Wednesday, December 21, 2011

No for real, don't laugh.

Shopping for a new religion? 15,070 people in the Czech Republic just identified themselves as Jedi Knights. 15,070. And those were just the ones who wrote it in. In the U.K. and New Zealand (where it started) it's a box you can check on the census and it's been around for awhile. They even have a website, and they don't let just anyone have one of those.

Don't laugh. If you now or have ever in your life believed in anything
outside the realm of hard, empirical science don't even laugh.
All aboard.
Crazy train, or sane train? Who's to say? Me, that's who. And I'm going with sane train. For real, check out their website. Other than some hokum (yeah, I dropped hokum) about the omnipresent mystical Force, they really don't say anything that out there. There's no god, but there isn't not a god, there's no afterlife, but there isn't not an afterlife and to date exactly 0 (non-fictional) people have been killed in the name of (or by) Yoda. 
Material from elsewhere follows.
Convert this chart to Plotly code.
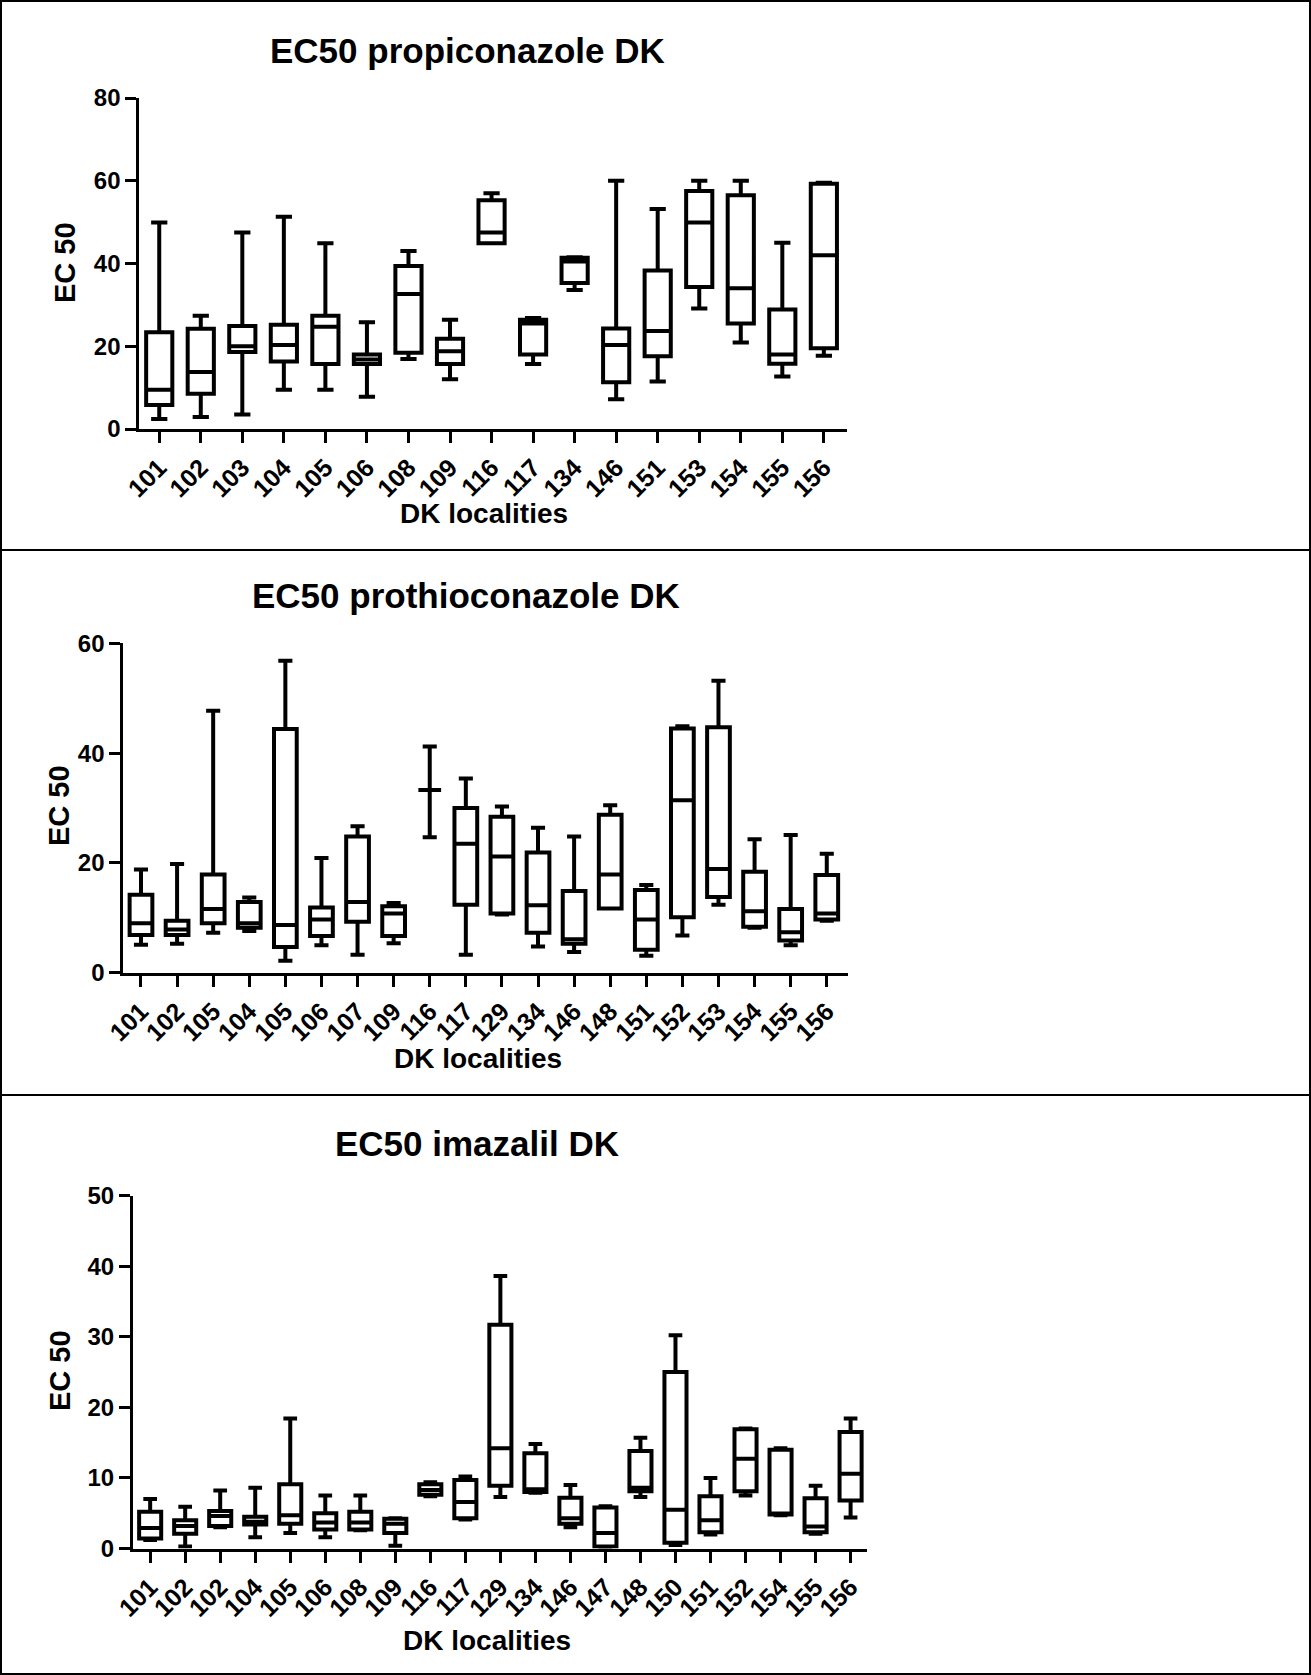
import plotly.graph_objects as go

W, H = 1311, 1675

# ---------------- data ----------------
prop_labels = ["101", "102", "103", "104", "105", "106", "108", "109", "116", "117",
               "134", "146", "151", "153", "154", "155", "156"]
prop_lower = [2.4, 2.9, 3.5, 9.5, 9.5, 7.8, 16.9, 12.0, 44.9, 15.7, 33.6, 7.2, 11.5, 29.1, 20.9, 12.7, 17.7]
prop_q1 = [5.8, 8.5, 18.6, 16.3, 15.7, 15.7, 18.4, 15.7, 44.9, 18.0, 35.3, 11.3, 17.6, 34.3, 25.5, 15.8, 19.5]
prop_median = [9.5, 13.8, 20.0, 20.3, 24.7, 16.8, 32.6, 18.8, 47.5, 25.5, 40.5, 20.3, 23.7, 49.9, 34.0, 18.0, 42.0]
prop_q3 = [23.4, 24.2, 24.9, 25.2, 27.4, 18.0, 39.4, 21.8, 55.3, 26.4, 41.4, 24.3, 38.3, 57.5, 56.5, 28.9, 59.3]
prop_upper = [49.9, 27.4, 47.5, 51.3, 44.9, 25.8, 43.0, 26.4, 57.0, 26.8, 41.5, 60.0, 53.2, 60.0, 60.0, 45.0, 59.5]

proth_labels = ["101", "102", "105", "104", "105", "106", "107", "109", "116", "117",
                "129", "134", "146", "148", "151", "152", "153", "154", "155", "156"]
proth_lower = [5.1, 5.3, 7.3, 7.6, 2.2, 5.0, 3.3, 5.4, 24.7, 3.3, 10.6, 4.8, 3.8, 11.7, 3.1, 6.8, 12.4, 8.2, 5.0, 9.5]
proth_q1 = [6.9, 6.9, 9.0, 8.2, 4.7, 6.7, 9.3, 6.7, 33.3, 12.4, 10.8, 7.3, 5.3, 11.7, 4.2, 10.1, 13.8, 8.4, 5.9, 9.7]
proth_median = [9.0, 7.9, 11.6, 9.0, 8.7, 9.7, 12.9, 10.8, 33.3, 23.5, 21.2, 12.3, 6.1, 17.9, 9.7, 31.4, 18.9, 11.2, 7.4, 10.8]
proth_q3 = [14.2, 9.5, 17.9, 12.9, 44.4, 11.9, 24.8, 12.1, 33.3, 30.0, 28.4, 21.9, 14.9, 28.8, 15.1, 44.5, 44.7, 18.4, 11.6, 17.8]
proth_upper = [18.8, 19.8, 47.7, 13.7, 56.8, 20.9, 26.7, 12.7, 41.2, 35.4, 30.3, 26.4, 24.8, 30.5, 16.0, 44.9, 53.2, 24.3, 25.1, 21.7]

ima_labels = ["101", "102", "102", "104", "105", "106", "108", "109", "116", "117", "129",
              "134", "146", "147", "148", "150", "151", "152", "154", "155", "156"]
ima_lower = [1.2, 0.3, 3.0, 1.6, 2.2, 1.6, 2.6, 0.4, 7.4, 4.1, 7.3, 7.9, 3.0, 0.2, 7.3, 0.5, 2.0, 7.5, 4.7, 2.1, 4.4]
ima_q1 = [1.4, 2.1, 3.2, 3.4, 3.5, 2.7, 2.7, 2.2, 7.6, 4.3, 8.9, 8.0, 3.5, 0.3, 8.1, 0.8, 2.3, 8.1, 4.8, 2.3, 6.8]
ima_median = [2.9, 3.2, 4.6, 3.8, 4.7, 3.7, 3.7, 3.5, 8.3, 6.6, 14.2, 8.4, 4.3, 2.2, 8.6, 5.5, 4.0, 12.7, 4.9, 3.1, 10.6]
ima_q3 = [5.2, 4.0, 5.3, 4.5, 9.1, 5.0, 5.2, 4.2, 9.1, 9.7, 31.7, 13.5, 7.2, 5.8, 13.8, 25.0, 7.4, 16.9, 14.0, 7.1, 16.5]
ima_upper = [7.0, 5.9, 8.2, 8.6, 18.4, 7.5, 7.5, 4.3, 9.4, 10.2, 38.6, 14.8, 9.0, 6.0, 15.7, 30.2, 10.0, 17.0, 14.2, 8.9, 18.4]

titles = ["EC50 propiconazole DK", "EC50 prothioconazole DK", "EC50 imazalil DK"]
y_max = [80, 60, 50]
y_step = [20, 20, 10]

# ---------------- layout geometry (pixels) ----------------
FONT = "Liberation Sans, Arial, Helvetica, sans-serif"
panels = [
    dict(labels=prop_labels, lo=prop_lower, q1=prop_q1, me=prop_median, q3=prop_q3, hi=prop_upper,
         px=(139.3, 846.7), py=(98.0, 429.0), xr=(-0.48, 16.55),
         title_xy=(467, 51), ytitle_xy=(65, 263), xtitle_xy=(484, 513)),
    dict(labels=proth_labels, lo=proth_lower, q1=proth_q1, me=proth_median, q3=proth_q3, hi=proth_upper,
         px=(123.3, 847.7), py=(643.3, 972.8), xr=(-0.49, 19.58),
         title_xy=(466, 595), ytitle_xy=(59, 806), xtitle_xy=(478, 1058)),
    dict(labels=ima_labels, lo=ima_lower, q1=ima_q1, me=ima_median, q3=ima_q3, hi=ima_upper,
         px=(133.0, 866.7), py=(1195.5, 1548.5), xr=(-0.49, 20.46),
         title_xy=(477, 1143), ytitle_xy=(60, 1371), xtitle_xy=(487, 1640)),
]

fig = go.Figure()
annotations = []
for i, p in enumerate(panels):
    sfx = "" if i == 0 else str(i + 1)
    n = len(p["labels"])
    pos = list(range(n))
    fig.add_trace(go.Box(
        x=pos, q1=p["q1"], median=p["me"], q3=p["q3"],
        lowerfence=p["lo"], upperfence=p["hi"],
        xaxis="x" + sfx, yaxis="y" + sfx,
        fillcolor="white", line=dict(color="black", width=4),
        whiskerwidth=0.62, width=0.63, boxpoints=False, showlegend=False,
        hoverinfo="skip",
    ))
    axis_common = dict(showline=True, linewidth=3, linecolor="black",
                       ticks="outside", ticklen=11, tickwidth=3, tickcolor="black",
                       showgrid=False, zeroline=False, automargin=False,
                       tickfont=dict(family=FONT, size=24, color="black", weight="bold"))
    fig.update_layout(**{
        "xaxis" + sfx: dict(domain=[p["px"][0] / W, p["px"][1] / W], range=list(p["xr"]),
                            tickmode="array", tickvals=pos, ticktext=p["labels"], tickangle=-45,
                            anchor="y" + sfx, fixedrange=True, **axis_common),
        "yaxis" + sfx: dict(domain=[1 - p["py"][1] / H, 1 - p["py"][0] / H], range=[0, y_max[i]],
                            dtick=y_step[i], tick0=0, anchor="x" + sfx, fixedrange=True, **axis_common),
    })
    fig.update_layout(**{"xaxis" + sfx + "_tickfont_size": 25})
    tx, ty = p["title_xy"]
    annotations.append(dict(text=titles[i], x=tx / W, y=1 - ty / H, xref="paper", yref="paper",
                            xanchor="center", yanchor="middle", showarrow=False,
                            font=dict(family=FONT, size=35, color="black", weight="bold")))
    yx, yy = p["ytitle_xy"]
    annotations.append(dict(text="EC 50", x=yx / W, y=1 - yy / H, xref="paper", yref="paper",
                            xanchor="center", yanchor="middle", showarrow=False, textangle=-90,
                            font=dict(family=FONT, size=29, color="black", weight="bold")))
    xx, xy = p["xtitle_xy"]
    annotations.append(dict(text="DK localities", x=xx / W, y=1 - xy / H, xref="paper", yref="paper",
                            xanchor="center", yanchor="middle", showarrow=False,
                            font=dict(family=FONT, size=28, color="black", weight="bold")))

shapes = [
    dict(type="rect", xref="paper", yref="paper", x0=1 / W, x1=1 - 1 / W, y0=1 / H, y1=1 - 1 / H,
         line=dict(color="black", width=2)),
    dict(type="line", xref="paper", yref="paper", x0=0, x1=1, y0=1 - 550 / H, y1=1 - 550 / H,
         line=dict(color="black", width=2)),
    dict(type="line", xref="paper", yref="paper", x0=0, x1=1, y0=1 - 1095 / H, y1=1 - 1095 / H,
         line=dict(color="black", width=2)),
]

fig.update_layout(width=W, height=H, autosize=False,
                  margin=dict(l=0, r=0, t=0, b=0, pad=0),
                  paper_bgcolor="white", plot_bgcolor="white",
                  annotations=annotations, shapes=shapes, showlegend=False)

fig.write_html("out.html", config={"displayModeBar": False, "staticPlot": True},
               post_script="document.body.style.margin='0px';document.body.style.padding='0px';"
                           "document.documentElement.style.overflow='hidden';")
And that hokum I mentioned? That might even be real. Higgs Boson particles might just be the universal elemental building block of matter. If real, they're everywhere, binding and penetrating us (eww), and CERN Scientists in Switzerland may have discovered them using the Large Hadron Collider and the tiny magnifying glasses on their army knives.
Large Hadron Colliders, chocolate, cheese with holes, the Swiss are an advanced people.
Fun fact: Jesus started out writing mystery
 novels under the name J.H. Christ.
Anyway, before you judge the real-life Jedi as a pack of obsessed fans, just remember that they may be on to something. Besides, it's not like they're not the first space religion. Check out these baby-cloning, free-love UFO devotees. Nothing crazy there. And if you have a problem with basing your life on the teachings of George Lucas, keep in mind that millions of people follow the path laid out by L. Ron Hubbard, and he somehow managed to be an even worse sci-fi writer than Lucas.

Is this really any weirder than burning bushes or walking on water?
You know who you are.
A note of caution though: Even the most well intentioned religions can go hell-fire looney given enough time. I don't want to name names, but a certain group of bible-thumping dinosaur-deniers seem to have gotten away from the 'do unto others' spirit they're supposed to be all about and replaced it with some seriously biblical douchbaggary (see left). Will the Jedi be any different? 2000 years from now, Comicons may well be marred by the continuing violence between the Orthodox Jedi of the Holy Trilogy and the Church of Latter Day Prequels.

It may just be better to subscribe to the notion that the true nature of the universe is unknowable and that we should just be not be dicks to each other out of basic human decency. On the other hand, there is an undeniable awesomeness to lightsabers.

"Fwoom! Fwoom! Midichlorians my ass!"
"Neeeeooom! Fwoom! You'll pay for your blasphemy Steve! Sssszzzzooom!"